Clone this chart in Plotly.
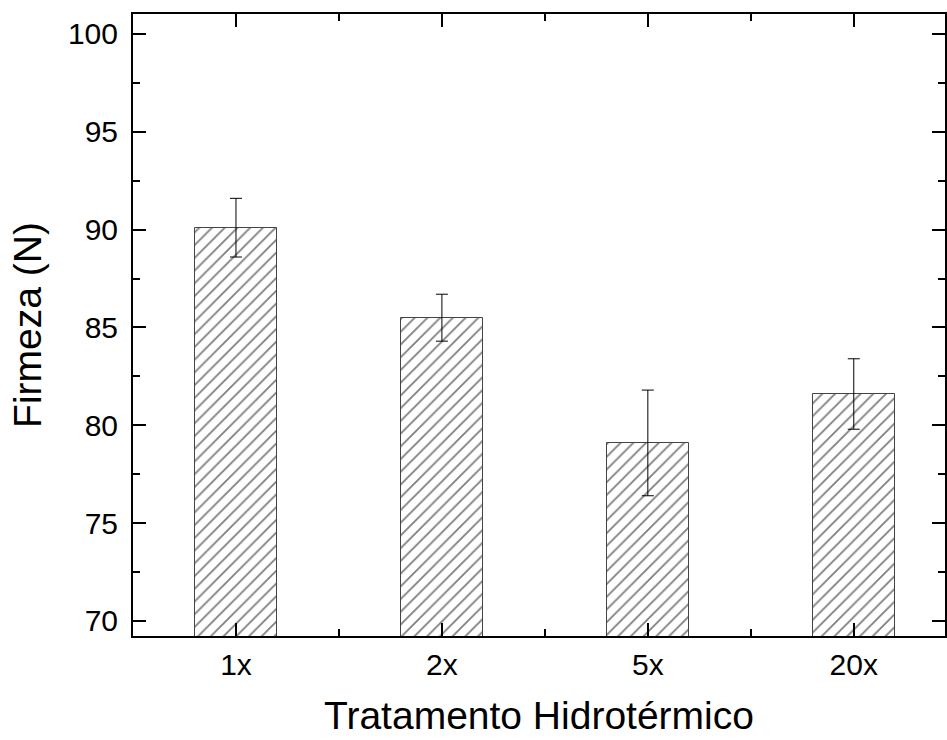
import plotly.graph_objects as go

categories = ["1x", "2x", "5x", "20x"]
firmeza = [90.1, 85.5, 79.1, 81.6]
erro = [1.5, 1.2, 2.7, 1.8]
y_ticks = [70, 75, 80, 85, 90, 95, 100]

xpos = list(range(len(categories)))

fig = go.Figure()
fig.add_trace(go.Bar(
    x=xpos, y=firmeza, width=0.4,
    marker=dict(color="white", line=dict(color="#444444", width=1),
                pattern=dict(shape="/", fgcolor="black", bgcolor="white", size=9, solidity=0.2)),
    error_y=dict(type="data", array=erro, visible=True, color="black", thickness=1, width=6),
    showlegend=False,
))

font = "Liberation Sans, Arial, sans-serif"
fig.update_layout(
    width=947, height=740,
    margin=dict(l=133, r=0, t=14, b=104),
    plot_bgcolor="white", paper_bgcolor="white",
    font=dict(family=font, color="black", size=29),
    bargap=0,
)
fig.update_xaxes(
    range=[-0.5, 3.443], tickvals=xpos, ticktext=categories,
    showline=True, linecolor="black", linewidth=2, mirror="allticks",
    ticks="inside", ticklen=13, tickwidth=2, tickcolor="black",
    minor=dict(tickvals=[0.5, 1.5, 2.5], ticks="inside", ticklen=7, tickwidth=2, tickcolor="black"),
    showgrid=False, zeroline=False,
    tickfont=dict(size=30), ticklabelstandoff=1,
    title=dict(text="Tratamento Hidrotérmico", font=dict(size=39), standoff=22),
)
fig.update_yaxes(
    range=[69.233, 101.02], tickvals=y_ticks,
    showline=True, linecolor="black", linewidth=2, mirror="allticks",
    ticks="inside", ticklen=13, tickwidth=2, tickcolor="black",
    minor=dict(dtick=2.5, tick0=0, ticks="inside", ticklen=7, tickwidth=2, tickcolor="black"),
    showgrid=False, zeroline=False,
    tickfont=dict(size=30), ticklabelstandoff=7,
    title=dict(text="Firmeza (N)", font=dict(size=39), standoff=14),
)

fig.write_html("out.html")
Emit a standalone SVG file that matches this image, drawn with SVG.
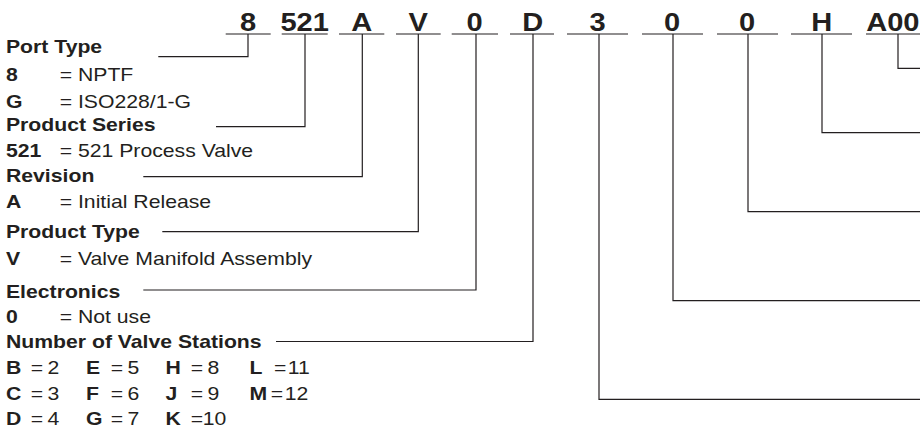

──────

• **AIM OF THE EXERCISE**: Leave out the pictures and give the rest of the records again exactly.

• **FINAL RESULT**:
Clone this chart in Plotly.
import plotly.graph_objects as go

categories = ["1x", "2x", "5x", "20x"]
firmeza = [90.1, 85.5, 79.1, 81.6]
erro = [1.5, 1.2, 2.7, 1.8]
y_ticks = [70, 75, 80, 85, 90, 95, 100]

xpos = list(range(len(categories)))

fig = go.Figure()
fig.add_trace(go.Bar(
    x=xpos, y=firmeza, width=0.4,
    marker=dict(color="white", line=dict(color="#444444", width=1),
                pattern=dict(shape="/", fgcolor="black", bgcolor="white", size=9, solidity=0.2)),
    error_y=dict(type="data", array=erro, visible=True, color="black", thickness=1, width=6),
    showlegend=False,
))

font = "Liberation Sans, Arial, sans-serif"
fig.update_layout(
    width=947, height=740,
    margin=dict(l=133, r=0, t=14, b=104),
    plot_bgcolor="white", paper_bgcolor="white",
    font=dict(family=font, color="black", size=29),
    bargap=0,
)
fig.update_xaxes(
    range=[-0.5, 3.443], tickvals=xpos, ticktext=categories,
    showline=True, linecolor="black", linewidth=2, mirror="allticks",
    ticks="inside", ticklen=13, tickwidth=2, tickcolor="black",
    minor=dict(tickvals=[0.5, 1.5, 2.5], ticks="inside", ticklen=7, tickwidth=2, tickcolor="black"),
    showgrid=False, zeroline=False,
    tickfont=dict(size=30), ticklabelstandoff=1,
    title=dict(text="Tratamento Hidrotérmico", font=dict(size=39), standoff=22),
)
fig.update_yaxes(
    range=[69.233, 101.02], tickvals=y_ticks,
    showline=True, linecolor="black", linewidth=2, mirror="allticks",
    ticks="inside", ticklen=13, tickwidth=2, tickcolor="black",
    minor=dict(dtick=2.5, tick0=0, ticks="inside", ticklen=7, tickwidth=2, tickcolor="black"),
    showgrid=False, zeroline=False,
    tickfont=dict(size=30), ticklabelstandoff=7,
    title=dict(text="Firmeza (N)", font=dict(size=39), standoff=14),
)

fig.write_html("out.html")
Emit a standalone SVG file that matches this image, drawn with SVG.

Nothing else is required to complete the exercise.